The owner of a row of brownstones gutted by fire early Sunday said he plans to do his best to save the facade of the Woodlawn Avenue buildings.
“We’re hopefully optimistic,” Robert Israel said of preserving the front of the late-19th century rowhouses.
The front of 106 and 108 Woodlawn Ave. present the biggest stabilization challenges because that part of the building was most heavily damaged, Israel said. The fire also damaged 104, 102 and 100 Woodlawn Ave.
He said it’s too early to say whether he will propose keeping the same building footprint and configuration, but he does plan to propose another multi-family structure and hopes to get the city’s approval to make that happen.
“We are going to rebuild,” Israel said. “I’ve been preserving buildings for 35 years.”
The facades were relatively undamaged compared to the rest of the rowhouses. Part of their rear was reduced to rubble and the rest is unstable, the roof collapsed and most of the interior destroyed. Water damaged the parts of the rowhouses that weren’t incinerated.
“There’s not going to be a lot of the original interior left,” Israel said by phone Tuesday from St. Thomas in the U.S. Virgin Islands, where he owns a hotel.
He plans to return to Saratoga Springs in two weeks and said his family members are working with the tenants in the fire’s aftermath.
They also have boarded up doors and windows in the front to keep people out of the unstable structures.

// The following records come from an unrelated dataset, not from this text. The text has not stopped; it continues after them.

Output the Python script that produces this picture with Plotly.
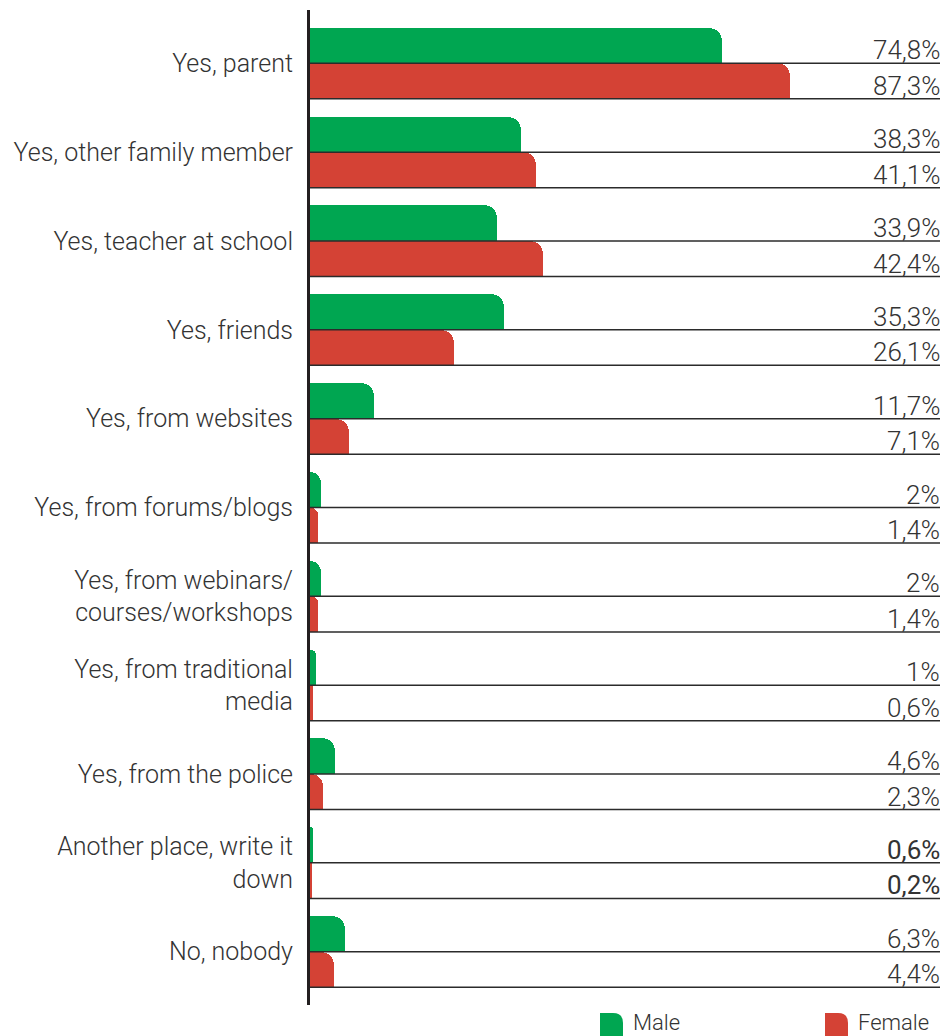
import plotly.graph_objects as go

# Sources of information, share of respondents by gender
categories = [
    "Yes, parent",
    "Yes, other family member",
    "Yes, teacher at school",
    "Yes, friends",
    "Yes, from websites",
    "Yes, from forums/blogs",
    "Yes, from webinars/<br>courses/workshops",
    "Yes, from traditional<br>media",
    "Yes, from the police",
    "Another place, write it<br>down",
    "No, nobody",
]
male = [74.8, 38.3, 33.9, 35.3, 11.7, 2, 2, 1, 4.6, 0.6, 6.3]
female = [87.3, 41.1, 42.4, 26.1, 7.1, 1.4, 1.4, 0.6, 2.3, 0.2, 4.4]
series_names = ["Male", "Female"]

GREEN = "#00a651"
RED = "#d44235"
TEXT = "#333333"
LINE = "#2b2b2b"
FONT = "Roboto"

BAR_H = 0.4       # height of one bar in row units
RADIUS = 13       # px, rounded top-right corner

rows = list(range(len(categories)))


def fmt(v):
    return f"{v:g}".replace(".", ",") + "%"


fig = go.Figure()

for vals, color, off in ((male, GREEN, -BAR_H / 2), (female, RED, BAR_H / 2)):
    # full bar with rounded end
    fig.add_trace(go.Bar(
        x=vals, y=[r + off for r in rows], orientation="h", width=BAR_H,
        marker=dict(color=color, cornerradius=RADIUS, line=dict(width=0)),
        opacity=1, hoverinfo="skip", showlegend=False,
    ))
    # square off the lower end corner
    fig.add_trace(go.Bar(
        x=vals, y=[r + off + BAR_H / 4 for r in rows], orientation="h", width=BAR_H / 2,
        marker=dict(color=color, line=dict(width=0)),
        opacity=1, hoverinfo="skip", showlegend=False,
    ))

shapes = []
annotations = []
for r, cat, m, f in zip(rows, categories, male, female):
    weight = 400 if cat.startswith("Another place") else 300
    for yline, v in ((r, m), (r + BAR_H, f)):
        shapes.append(dict(type="line", xref="paper", yref="y", x0=0, x1=1,
                           y0=yline, y1=yline, line=dict(color=LINE, width=1.5),
                           layer="above"))
        annotations.append(dict(xref="paper", yref="y", x=1, y=yline,
                                xanchor="right", yanchor="bottom", yshift=-4, xshift=2,
                                text=fmt(v), showarrow=False,
                                font=dict(family=FONT, size=26, color=TEXT, weight=weight)))

# legend swatches with a rounded top-right corner
PLOT_L, PLOT_R, PLOT_T, PLOT_B = 310, 940, 10, 1005


def px_x(p):
    return (p - PLOT_L) / (PLOT_R - PLOT_L)


def px_y(p):
    return (PLOT_B - p) / (PLOT_B - PLOT_T)


for name, color, x0 in ((series_names[0], GREEN, 600), (series_names[1], RED, 825)):
    x1 = x0 + 23
    y0, y1 = 1040, 1013
    rx = px_x(x1) - px_x(x1 - 10)
    ry = px_y(y1) - px_y(y1 + 10)
    path = (f"M {px_x(x0)},{px_y(y0)} L {px_x(x0)},{px_y(y1)} "
            f"L {px_x(x1) - rx},{px_y(y1)} Q {px_x(x1)},{px_y(y1)} {px_x(x1)},{px_y(y1) - ry} "
            f"L {px_x(x1)},{px_y(y0)} Z")
    shapes.append(dict(type="path", xref="paper", yref="paper", path=path,
                       fillcolor=color, line=dict(width=0)))
    annotations.append(dict(xref="paper", yref="paper", x=px_x(x1 + 8), y=px_y(1022),
                            xanchor="left", yanchor="middle", text=name, showarrow=False,
                            font=dict(family=FONT, size=22, color=TEXT, weight=300)))

fig.update_layout(
    width=947, height=1036,
    margin=dict(l=PLOT_L, r=947 - PLOT_R, t=PLOT_T, b=1036 - PLOT_B),
    barmode="overlay", bargap=0,
    plot_bgcolor="white", paper_bgcolor="white",
    shapes=shapes, annotations=annotations,
    showlegend=False,
    xaxis=dict(range=[0, 114.5], showgrid=False, zeroline=False,
               showticklabels=False, showline=False, fixedrange=True),
    yaxis=dict(range=[len(rows) - 0.4, -0.6], tickmode="array", tickvals=rows,
               ticktext=categories, showgrid=False, zeroline=False,
               showline=True, linecolor="#231f20", linewidth=3,
               ticks="outside", ticklen=9, tickcolor="rgba(0,0,0,0)",
               tickfont=dict(family=FONT, size=25, color=TEXT, weight=300),
               fixedrange=True),
)

fig.write_html("out.html")
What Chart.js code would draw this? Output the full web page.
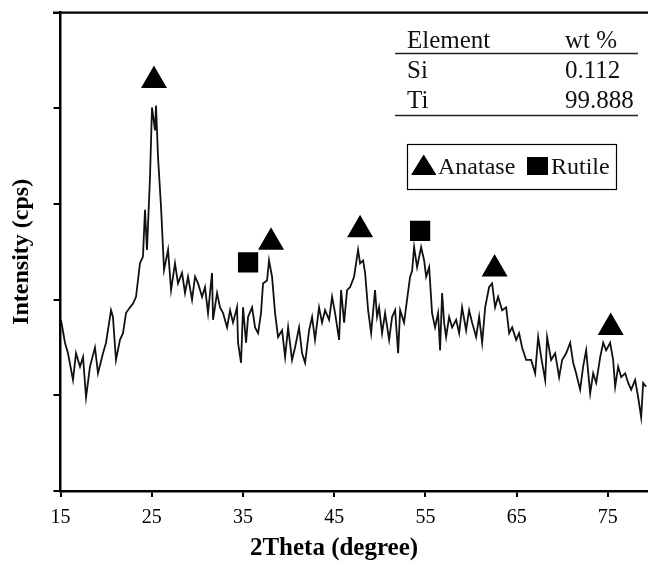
<!DOCTYPE html>
<html>
<head>
<meta charset="utf-8">
<script src="https://cdn.jsdelivr.net/npm/chart.js@4.4.1/dist/chart.umd.min.js"></script>
<style>
    html, body { margin: 0; padding: 0; background: #fff; }
    #wrap { width: 648px; height: 563px; }
</style>
</head>
<body>
<div id="wrap"><canvas id="xrd-graph"></canvas></div>
<script>
// 2theta (degree) / intensity
const twoTheta = [
    15.05, 15.49, 15.82, 16.37, 16.70, 17.14, 17.47, 17.80, 18.23, 18.78, 19.11, 19.66, 19.99, 20.54, 20.75, 21.08, 21.52, 21.85,
    22.18, 22.62, 22.95, 23.28, 23.71, 24.04, 24.26, 24.48, 24.81, 25.03, 25.36, 25.47, 25.69, 26.02, 26.35, 26.79, 27.12, 27.55,
    27.88, 28.32, 28.65, 28.98, 29.42, 29.75, 30.08, 30.52, 30.84, 31.17, 31.61, 31.72, 32.16, 32.49, 32.82, 33.26, 33.59, 33.91,
    34.35, 34.46, 34.79, 35.01, 35.34, 35.56, 36.00, 36.33, 36.66, 36.98, 37.20, 37.64, 37.86, 38.19, 38.52, 38.85, 39.29, 39.62, 39.95, 40.38,
    40.71, 41.15, 41.48, 41.81, 42.25, 42.58, 42.90, 43.34, 43.67, 44.00, 44.44, 44.77, 45.10, 45.54, 45.76, 46.09, 46.41, 46.74,
    47.18, 47.29, 47.62, 47.84, 48.17, 48.39, 48.72, 49.05, 49.48, 49.70, 49.92, 50.25, 50.58, 51.02, 51.35, 51.68, 52.01, 52.23, 52.66, 52.99,
    53.32, 53.54, 53.76, 54.09, 54.53, 54.86, 55.08, 55.41, 55.73, 56.06, 56.39, 56.61, 56.83, 57.05, 57.27, 57.60, 57.93, 58.37, 58.70,
    59.02, 59.46, 59.79, 60.12, 60.56, 60.89, 61.22, 61.55, 61.98, 62.31, 62.64, 62.97, 63.41, 63.85, 64.18, 64.51, 64.95, 65.27, 65.60, 66.04,
    66.59, 67.03, 67.36, 67.69, 68.13, 68.34, 68.78, 69.22, 69.66, 69.99, 70.43, 70.87, 71.20, 71.52, 71.96, 72.29, 72.62, 73.06,
    73.39, 73.72, 74.16, 74.49, 74.81, 75.25, 75.58, 75.80, 76.13, 76.46, 76.90, 77.23, 77.55, 77.99, 78.32, 78.65, 78.87, 79.20
]
const intensity = [
    1.79, 1.55, 1.44, 1.16, 1.44, 1.30, 1.40, 0.98, 1.30, 1.50, 1.23, 1.44, 1.55, 1.89, 1.82, 1.37, 1.58, 1.65,
    1.86, 1.92, 1.96, 2.03, 2.38, 2.45, 2.94, 2.52, 3.28, 4.01, 3.77, 4.03, 3.49, 2.97, 2.31, 2.52, 2.10, 2.38,
    2.17, 2.28, 2.07, 2.24, 2.00, 2.24, 2.17, 2.03, 2.13, 1.86, 2.28, 1.79, 2.07, 1.92, 1.86, 1.71, 1.89, 1.76,
    1.92, 1.55, 1.34, 1.92, 1.55, 1.82, 1.92, 1.71, 1.65, 1.86, 2.17, 2.20, 2.41, 2.24, 1.86, 1.61, 1.68, 1.40, 1.71, 1.37,
    1.50, 1.71, 1.44, 1.34, 1.68, 1.82, 1.58, 1.92, 1.76, 1.89, 1.79, 2.03, 1.86, 1.58, 2.10, 1.76, 2.10, 2.13,
    2.24, 2.31, 2.52, 2.38, 2.41, 2.28, 1.89, 1.65, 2.10, 1.82, 1.92, 1.65, 1.86, 1.58, 1.82, 1.89, 1.44, 1.89, 1.76, 2.00,
    2.24, 2.30, 2.55, 2.34, 2.55, 2.41, 2.24, 2.34, 1.86, 1.71, 1.86, 1.47, 2.07, 1.76, 1.61, 1.82, 1.71, 1.79, 1.65,
    1.92, 1.68, 1.89, 1.76, 1.61, 1.82, 1.55, 1.92, 2.13, 2.17, 1.92, 2.03, 1.89, 1.92, 1.65, 1.71, 1.58, 1.65, 1.50, 1.37,
    1.37, 1.23, 1.61, 1.40, 1.16, 1.61, 1.37, 1.44, 1.19, 1.37, 1.44, 1.55, 1.34, 1.23, 1.06, 1.30, 1.47, 1.02,
    1.23, 1.13, 1.40, 1.55, 1.47, 1.55, 1.37, 1.09, 1.30, 1.19, 1.23, 1.13, 1.06, 1.16, 0.98, 0.77, 1.13, 1.09
]

// peak markers
const anataseX = [25.25, 38.08, 47.84, 62.59, 75.31]
const anataseY = [4.29, 2.60, 2.73, 2.32, 1.71]
const rutileX = [35.56, 54.42]
const rutileY = [2.39, 2.72]

const xTicks = [15, 25, 35, 45, 55, 65, 75]
const yTicks = [0, 1, 2, 3, 4, 5]

const tableHead = ["Element", "wt %"]
const tableElements = ["Si", "Ti"]
const tableWt = ["0.112", "99.888"]

const serif = "'Liberation Serif', 'Times New Roman', serif"

function toPoints(xs, ys) {
    return xs.map((x, i) => ({ x: x, y: ys[i] }))
}

// top frame line, x title, composition table and phase legend
const extras = {
    id: 'extras',
    afterDraw(chart) {
        const ctx = chart.ctx
        const area = chart.chartArea
        ctx.save()

        ctx.strokeStyle = '#000'
        ctx.lineWidth = 2.3
        ctx.beginPath()
        ctx.moveTo(area.left - 7.5, area.top)
        ctx.lineTo(area.right, area.top)
        ctx.stroke()

        ctx.fillStyle = '#000'
        ctx.font = `bold 25px ${serif}`
        ctx.textAlign = 'center'
        ctx.textBaseline = 'middle'
        ctx.fillText('2Theta (degree)', 334, 549)

        // table
        ctx.fillStyle = '#111'
        ctx.font = `25px ${serif}`
        ctx.textAlign = 'left'
        ctx.textBaseline = 'alphabetic'
        ctx.fillText(tableHead[0], 407, 48)
        ctx.fillText(tableHead[1], 565, 48)
        tableElements.map((el, i) => {
            ctx.fillText(el, 407, 78 + i * 30)
            ctx.fillText(tableWt[i], 565, 78 + i * 30)
        })
        ctx.strokeStyle = '#222'
        ctx.lineWidth = 1.5
        ctx.beginPath()
        ctx.moveTo(395, 53.5)
        ctx.lineTo(638, 53.5)
        ctx.moveTo(395, 115.5)
        ctx.lineTo(638, 115.5)
        ctx.stroke()

        // legend
        ctx.lineWidth = 1.2
        ctx.strokeStyle = '#000'
        ctx.strokeRect(407.5, 144.5, 209, 45)
        ctx.fillStyle = '#000'
        ctx.lineJoin = 'round'
        ctx.beginPath()
        ctx.moveTo(412, 174.5)
        ctx.lineTo(435.5, 174.5)
        ctx.lineTo(423.7, 155.5)
        ctx.closePath()
        ctx.fill()
        ctx.stroke()
        ctx.fillRect(527, 157, 21, 18)
        ctx.fillStyle = '#111'
        ctx.font = `24px ${serif}`
        ctx.fillText("Anatase", 438, 174)
        ctx.fillText("Rutile", 551, 174)

        ctx.restore()
    }
}

new Chart(document.getElementById('xrd-graph').getContext('2d'), {
    type: 'scatter',
    data: {
        datasets: [
            {
                data: toPoints(twoTheta, intensity),
                showLine: true,
                borderColor: '#111',
                borderWidth: 1.8,
                pointRadius: 0,
                tension: 0
            },
            {
                data: toPoints(anataseX, anataseY),
                pointStyle: 'triangle',
                pointRadius: 13.5,
                backgroundColor: '#000',
                borderColor: '#000',
                borderWidth: 1.5
            },
            {
                data: toPoints(rutileX, rutileY),
                pointStyle: 'rect',
                pointRadius: 14.3,
                backgroundColor: '#000',
                borderColor: '#000',
                borderWidth: 0
            }
        ]
    },
    options: {
        responsive: true,
        maintainAspectRatio: false,
        animation: false,
        layout: { autoPadding: false, padding: { top: 12.7, right: 0, left: 0, bottom: 0 } },
        plugins: {
            legend: { display: false },
            tooltip: { enabled: false }
        },
        scales: {
            x: {
                type: 'linear',
                min: 15,
                max: 79.4,
                afterBuildTicks: (scale) => { scale.ticks = xTicks.map(v => ({ value: v })) },
                afterFit: (scale) => {
                    scale.height = 72
                    scale.paddingLeft = 0
                    scale.paddingRight = 0
                },
                border: { display: true, color: '#000', width: 2.5 },
                grid: { drawOnChartArea: false, drawTicks: true, tickLength: 6, tickColor: '#000', lineWidth: 2 },
                ticks: { color: '#000', font: { family: serif, size: 20 }, padding: 9, maxRotation: 0 },
                title: { display: false }
            },
            y: {
                min: 0,
                max: 5,
                afterBuildTicks: (scale) => { scale.ticks = yTicks.map(v => ({ value: v })) },
                afterFit: (scale) => { scale.width = 60.5 },
                border: { display: true, color: '#000', width: 2.5 },
                grid: { drawOnChartArea: false, drawTicks: true, tickLength: 7, tickColor: '#000', lineWidth: 2 },
                ticks: { display: false },
                title: {
                    display: true,
                    text: 'Intensity (cps)',
                    color: '#000',
                    font: { family: serif, size: 24, weight: 'bold' },
                    padding: { top: 7, bottom: 0 }
                }
            }
        }
    },
    plugins: [extras]
})
</script>
</body>
</html>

Tall chain-link fence surrounds the building, and authorities Monday night reopened that block of Woodlawn Avenue, which had been closed since Sunday morning.
Authorities expect to determine a cause of the blaze by week’s end at the earliest.
Israel has owned the Woodlawn Avenue rowhouses for about 25 years. They’re rented to people who work at Saratoga Race Course in the summer and live downstate the rest of the year.
Some of the tenants lost all their belongings in the blaze, and two lost cars that were parked in the back.
The Northeastern New York chapter of the American Red Cross is helping the tenants, some of whom had no renter’s insurance.
“Obviously, the really tough stuff is the tenants who live there lost personal belongings,” Israel said. “If there’s any silver lining, it’s that no one was hurt.”
For tenants who work at the track, donations of new and gently used clothing, gift cards, prepaid phone cards, prepaid cellphones and toiletries will be accepted Thursday and Sunday from 1 to 4 p.m. at the Saratoga Race Course backstretch recreation hall inside Gate 16 off Union Avenue.
Israel owns about 10 large historic buildings in town, including the Inn at Saratoga, which his family runs.
He is well-known for demolishing several old buildings along Franklin and Division streets and constructing Franklin Square, a move that some credit with helping to restore the city’s West Side.